Thomson Reuters Corp. (TRI), the financial news and information provider, has offered to settle a European Union antitrust probe by making it easier for customers to switch suppliers of financial market data.
The European Commission said Thomson Reuters’ commitments would help customers who wanted to use the company’s securities identification codes with competing data feeds, according to a notice published in the EU’s Official Journal today.
“The commitments proposed by Thomson Reuters should allow financial institutions to switch more easily between different providers of financial data and stimulate competition between data vendors,” Joaquin Almunia, the EU’s competition commissioner, said in a statement on the regulator’s website.
Almunia increased scrutiny of financial markets earlier this year with probes into whether Goldman Sachs Group Inc., JPMorgan Chase & Co. and 14 other investment banks colluded to shut out rivals from information on the swaps market.

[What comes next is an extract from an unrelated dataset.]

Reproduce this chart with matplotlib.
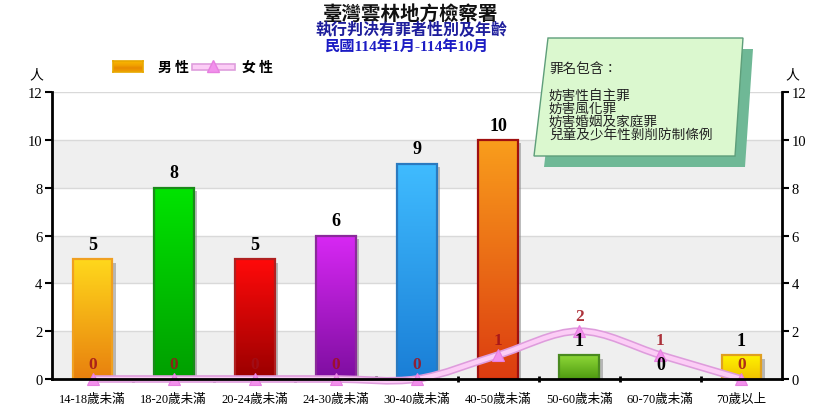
import numpy as np
import matplotlib
matplotlib.use("Agg")
import matplotlib.pyplot as plt
from matplotlib.colors import LinearSegmentedColormap
from matplotlib.patches import Polygon, PathPatch, Rectangle
from matplotlib.path import Path
from matplotlib.lines import Line2D
import matplotlib.patheffects as pe

categories = ["14-18歲未滿", "18-20歲未滿", "20-24歲未滿", "24-30歲未滿", "30-40歲未滿",
              "40-50歲未滿", "50-60歲未滿", "60-70歲未滿", "70歲以上"]
male = [5, 8, 5, 6, 9, 10, 1, 0, 1]
female = [0, 0, 0, 0, 0, 1, 2, 1, 0]
yticks = [0, 2, 4, 6, 8, 10, 12]
title1 = "臺灣雲林地方檢察署"
title2 = "執行判決有罪者性別及年齡"
title3 = "民國114年1月-114年10月"
note_lines = ["罪名包含：", "妨害性自主罪", "妨害風化罪", "妨害婚姻及家庭罪", "兒童及少年性剝削防制條例"]

# (top colour, bottom colour, edge colour)
bar_colors = [
    ("#FFD81C", "#E8800E", "#F0A020"),
    ("#00E400", "#009E00", "#1A8A1A"),
    ("#FF0A0A", "#9A0000", "#B02020"),
    ("#D828F4", "#7E0EA0", "#8A2A9A"),
    ("#40BCFF", "#1A7ED6", "#2A7AC0"),
    ("#F99E1C", "#DC3C10", "#A01010"),
    ("#8ED838", "#4E9A10", "#4A8A20"),
    ("#CCCCCC", "#999999", "#888888"),
    ("#FFF200", "#F0C200", "#E0A020"),
]

SERIF = ["Liberation Serif", "Noto Sans CJK TC", "DejaVu Sans"]
CJK = ["Noto Sans CJK TC", "DejaVu Sans"]

W, H = 820, 410
fig = plt.figure(figsize=(W / 100, H / 100), dpi=100)
fig.patch.set_facecolor("white")

def fx(x):
    return x / W

def fy(y):
    return 1 - y / H

L, R, T, B = 52, 782, 93, 380
ax = fig.add_axes([fx(L), fy(B), fx(R) - fx(L), fy(T) - fy(B)])
ax.set_facecolor("white")
n = len(categories)
x = np.arange(n)
ax.set_xlim(-0.5, n - 0.5)
ax.set_ylim(0, 12)

# bands and grid
for lo in (0, 4, 8):
    ax.axhspan(lo, lo + 2, color="#EFEFEF", zorder=0, lw=0)
for yv in yticks[1:]:
    ax.axhline(yv, color="#D9D9D9", lw=1, zorder=0.5)

bw = 0.49
bars = ax.bar(x, male, width=bw, facecolor="#999999", edgecolor="none", zorder=2,
              path_effects=[pe.SimplePatchShadow(offset=(2.5, -2.5), shadow_rgbFace="#888888", alpha=0.55), pe.Normal()])
grad = np.linspace(0, 1, 256).reshape(-1, 1)
for i, (b, v) in enumerate(zip(bars, male)):
    if v <= 0:
        b.set_visible(False)
        continue
    top, bot, edge = bar_colors[i]
    cmap = LinearSegmentedColormap.from_list(f"c{i}", [bot, top])
    x0 = b.get_x()
    im = ax.imshow(grad, extent=[x0, x0 + bw, 0, v], origin="lower", aspect="auto",
                   cmap=cmap, zorder=3, interpolation="bilinear")
    im.set_clip_path(b)
    ax.add_patch(Rectangle((x0, 0), bw, v, facecolor="none", edgecolor=edge, lw=1.6, zorder=4))
ax.set_xlim(-0.5, n - 0.5)
ax.set_ylim(0, 12)
ax.set_aspect("auto")

# male labels
for xi, v in zip(x, male):
    ax.text(xi, v + 0.62, str(v), ha="center", va="center", fontsize=13, fontweight="bold",
            family=SERIF, color="black", zorder=8)

# female smooth line (Catmull-Rom through the points)
pts = np.column_stack([x, female]).astype(float)
verts = [tuple(pts[0])]
codes = [Path.MOVETO]
for i in range(n - 1):
    p0 = pts[i - 1] if i > 0 else pts[i]
    p1 = pts[i]
    p2 = pts[i + 1]
    p3 = pts[i + 2] if i + 2 < n else pts[i + 1]
    c1 = p1 + (p2 - p0) / 6
    c2 = p2 - (p3 - p1) / 6
    verts += [tuple(c1), tuple(c2), tuple(p2)]
    codes += [Path.CURVE4] * 3
curve = PathPatch(Path(verts, codes), fill=False, edgecolor="#FCCDF6", lw=3.2, zorder=5,
                  path_effects=[pe.Stroke(linewidth=5.5, foreground="#DE9CDC"), pe.Normal()])
curve.set_clip_on(False)
ax.add_patch(curve)
ax.plot(x, female, linestyle="none", marker="^", markersize=9, color="#F290EC",
        markeredgecolor="#E77FE0", markeredgewidth=0.8, zorder=6, clip_on=False)
for xi, v in zip(x, female):
    ax.text(xi, v + 0.62, str(v), ha="center", va="center", fontsize=12.5, fontweight="bold",
            family=SERIF, color="#A0101A", alpha=0.85, zorder=6)

# axes styling
ax.spines["top"].set_visible(False)
for s in ("left", "right", "bottom"):
    ax.spines[s].set_linewidth(2)
    ax.spines[s].set_color("black")
ax.spines["bottom"].set_zorder(7)
ax.set_yticks(yticks)
ax.set_yticklabels([str(t) for t in yticks], family=SERIF, fontsize=10.5)
ax.tick_params(axis="y", which="both", direction="out", length=5, width=1.5, pad=2,
               left=True, right=True, labelleft=True, labelright=True)
ax.set_xticks(x)
ax.set_xticklabels(categories, family=SERIF, fontsize=9)
ax.tick_params(axis="x", which="major", length=0, pad=10)
ax.set_xticks(np.arange(0.5, n - 1, 1), minor=True)
ax.tick_params(axis="x", which="minor", length=4, width=2, direction="inout")

# unit labels
fig.text(fx(36), fy(75), "人", family=CJK, fontsize=10, ha="center", va="center")
fig.text(fx(792), fy(75), "人", family=CJK, fontsize=10, ha="center", va="center")

# titles
fig.text(fx(411), fy(14), title1, family=CJK, fontsize=14, fontweight="bold", ha="center", va="center", color="#111111")
fig.text(fx(411), fy(30), title2, family=CJK, fontsize=11.5, fontweight="bold", ha="center", va="center", color="#1E1E9C")
fig.text(fx(406), fy(47), title3, family=SERIF, fontsize=11, fontweight="bold", ha="center", va="center", color="#1C1CC4")

# legend
lax = fig.add_axes([fx(113), fy(73), fx(143) - fx(113), fy(62) - fy(73)])
lax.imshow(np.array([[0.0], [0.35], [1.0], [0.6]]), aspect="auto", interpolation="bilinear",
           cmap=LinearSegmentedColormap.from_list("leg", ["#F7B000", "#E88A00"]))
lax.set_xticks([]); lax.set_yticks([])
for s in lax.spines.values():
    s.set_color("#E8A800")
    s.set_linewidth(1.2)
fig.text(fx(158), fy(68), "男 性", family=CJK, fontsize=10, ha="left", va="center", fontweight="bold")
leg_line = Line2D([fx(195), fx(232)], [fy(68), fy(68)], transform=fig.transFigure, color="#FCCDF6", lw=3.2,
                  path_effects=[pe.Stroke(linewidth=5.5, foreground="#DE9CDC"), pe.Normal()])
fig.add_artist(leg_line)
fig.add_artist(Line2D([fx(213)], [fy(67)], transform=fig.transFigure, marker="^", markersize=9,
                      color="#F290EC", markeredgecolor="#E77FE0", linestyle="none"))
fig.text(fx(242), fy(68), "女 性", family=CJK, fontsize=10, ha="left", va="center", fontweight="bold")

# note box
box = [(548, 39), (743, 39), (735, 157), (534, 157)]
shadow = [(px + 10, py + 11) for px, py in box]
fig.add_artist(Polygon([(fx(a), fy(b)) for a, b in shadow], closed=True, transform=fig.transFigure,
                       facecolor="#6FB896", edgecolor="none", zorder=8))
fig.add_artist(Polygon([(fx(a), fy(b)) for a, b in box], closed=True, transform=fig.transFigure,
                       facecolor="#DBF8CF", edgecolor="#5E9E7A", lw=1, zorder=9))
ys = [69, 96, 109, 122, 135]
for t, yy in zip(note_lines, ys):
    fig.text(fx(549), fy(yy), t, family=CJK, fontsize=9.8, ha="left", va="center", color="#222222", zorder=10)

fig.savefig("out.png", dpi=100, facecolor="white")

He also settled a similar financial data probe into Standard & Poor’s licensing fees for securities identification numbers.
“Thomson Reuters’ proposal has been made in the interests of achieving a rapid resolution, so it can concentrate its efforts on continuing to develop solutions that will benefit the financial marketplace,” said Alan Duerden, a spokesman for the company in London. “The extended usage rights will provide its customers useful support in managing their real-time market data needs in what is an increasingly competitive market.”
Thomson Reuters this month named James Smith to replace Chief Executive Officer Tom Glocer, who will retire after leading the company since its creation in a 2008 merger.
‘All Necessary Information’
Thomson Reuters is offering licenses that would allow customers to use Reuters Instrument Codes to retrieve data from rival suppliers and supply them with “all necessary information” for customers’ computer systems to link the codes with those used by other suppliers.
The European Commission opened an investigation into the Thomson Reuters codes in 2009, saying customers may potentially be locked-in to working with the company because replacing the codes required “a long and costly procedure” to rewrite or reconfigure software applications.
Thomson Reuters’ rivals and customers are asked to respond to the company’s offer and its proposed license fees before they can become final. Regulators can then make the offer binding and drop their antitrust investigation.
Bloomberg LP, the parent of Bloomberg News, competes with New York-based Thomson Reuters in selling financial and legal information and trading systems.